Abstract Archives of the RSNA, 2010
Martin Huber PhD, Presenter: Employee, Siemens AG
Sascha Seifert PhD, Abstract Co-Author: Employee, Siemens AG
Alexander Cavallaro MD, PhD, Abstract Co-Author: Nothing to Disclose
Gerhard Kohl, Presenter: Employee, Siemens AG
The advent of initiatives like DICOM structured reporting and RadLex are manifestation of the need to more formally capture the content of radiology reports and therefore medical images. Complementing these forthcoming standards with an image parsing system will result in improved reporting workflows.
In today’s PACS/RIS systems, radiological images and reports are linked on a study level only.
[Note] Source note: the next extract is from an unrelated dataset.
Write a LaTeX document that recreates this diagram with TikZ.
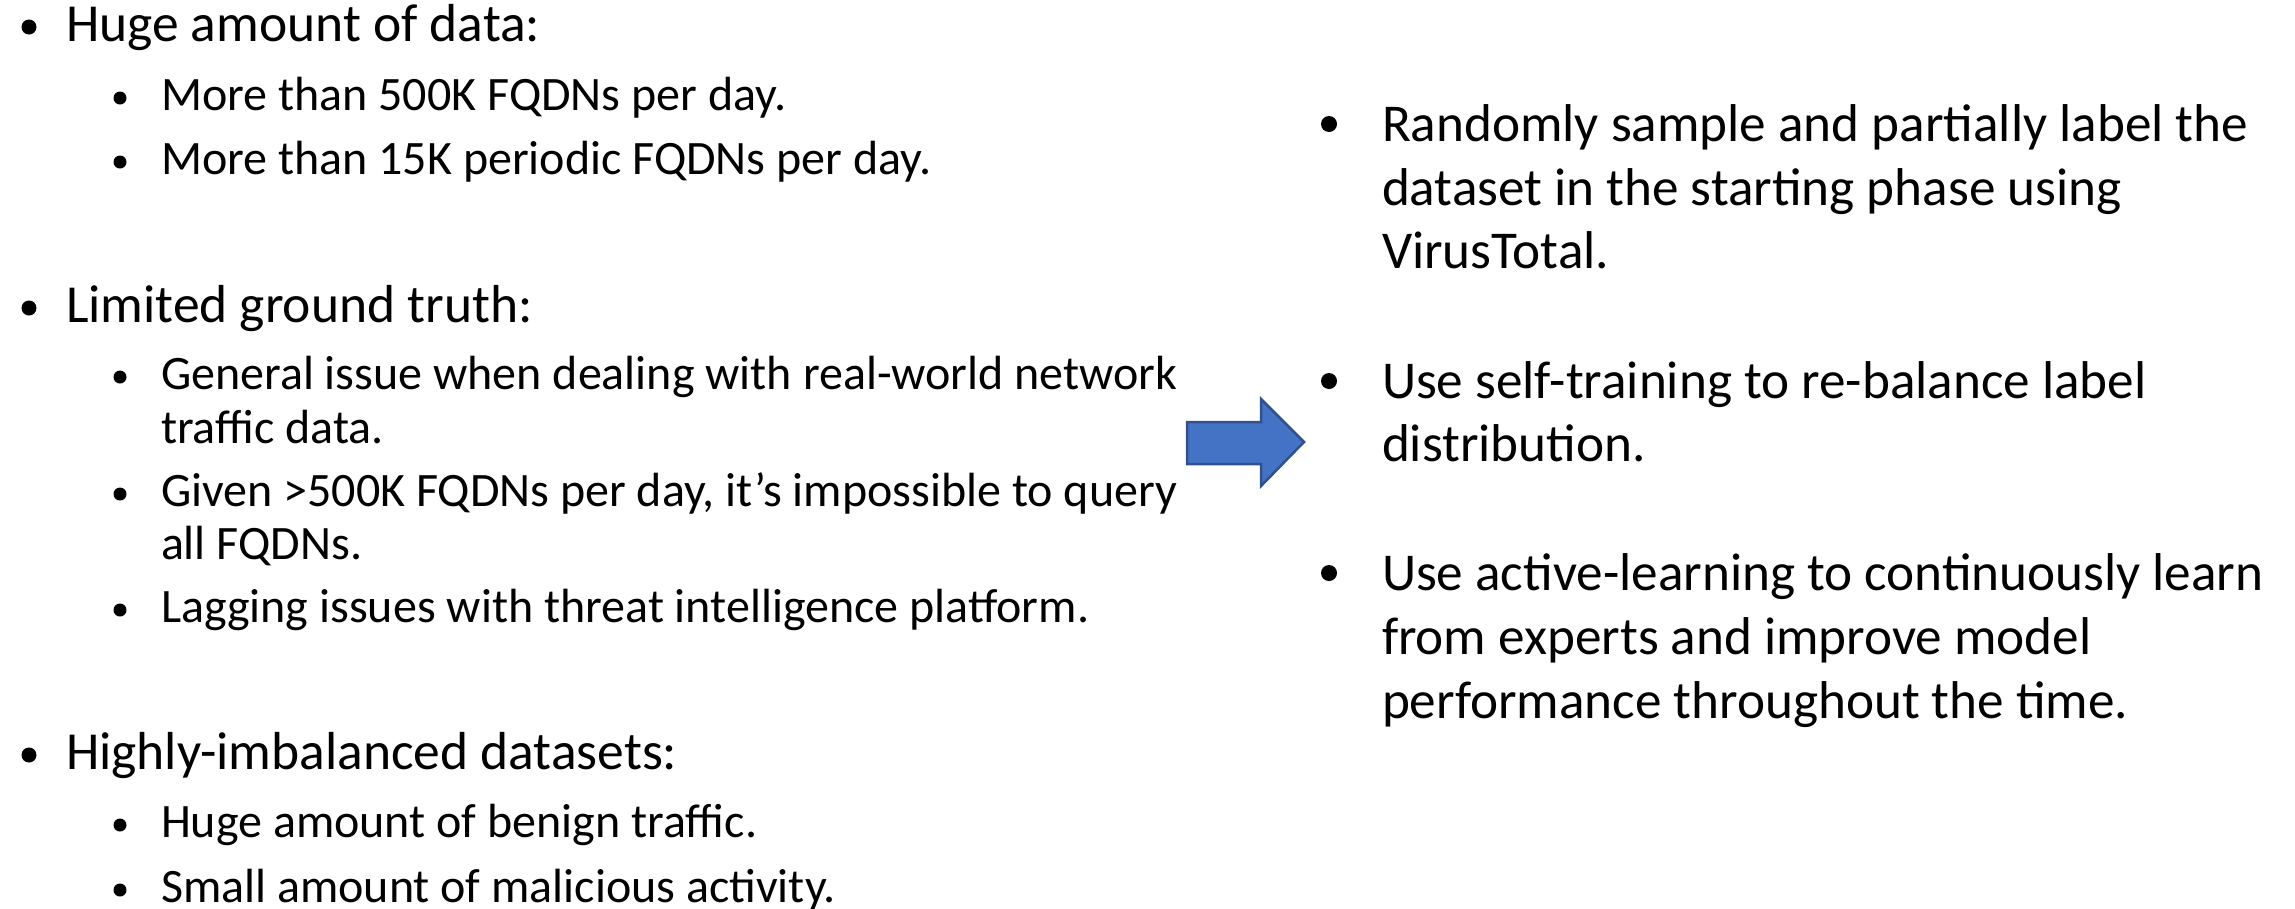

In order to link anatomical structures in CT volumes directly to the corresponding findings in the radiology report, both images and reports are parsed automatically and annotated using common vocabulary from clinical ontologies.
An image parser scans the 3D CT volumes for the main organs (lung, heart, liver, kidneys, bladder, prostate, spleen) and 32 salient anatomical landmarks (e.g. bronchial bifurcation, bottom tip of sternum). The position of organs and landmarks is saved in a database. A text parser scans the reports for names of anatomical structures making use of the RadLex thesaurus and the foundational model of anatomy (FMA). FMA represents the human anatomy as a hierarchical structure of 70000 distinct entities, linked by 170 relations like e.g. “part-of”. We removed 47000 entities not relevant for radiology and added the 32 anatomical landmarks. If the anatomical term found in the text is known to the image parser, the corresponding image location is looked up in the database. If not, anatomical landmarks are searched in the hierarchy below and their geometrical centre is used as image location. In case of missing landmarks, hypernyms are searched until one is found whose location is known. Vice versa, text passages in the radiology report are highlighted whenever the focus of the 3D image viewer is within a known anatomical structure.
Automated image parsing efficiently extracts image content and makes it actionable for intelligent image search, fast navigation and alignment with text documents. Specifically the linking to radiology reports promises workflow improvements. Increasing the number of anatomical structures detected in the image volumes is necessary to improve the accuracy of the determined positions.
Huber, M,
Seifert, S,
Cavallaro, A,
Kohl, G,
Automated Alignment of Anatomical Structures in CT Volumes with Radiology Reports. Radiological Society of North America 2010 Scientific Assembly and Annual Meeting, November 28 - December 3, 2010 ,Chicago IL.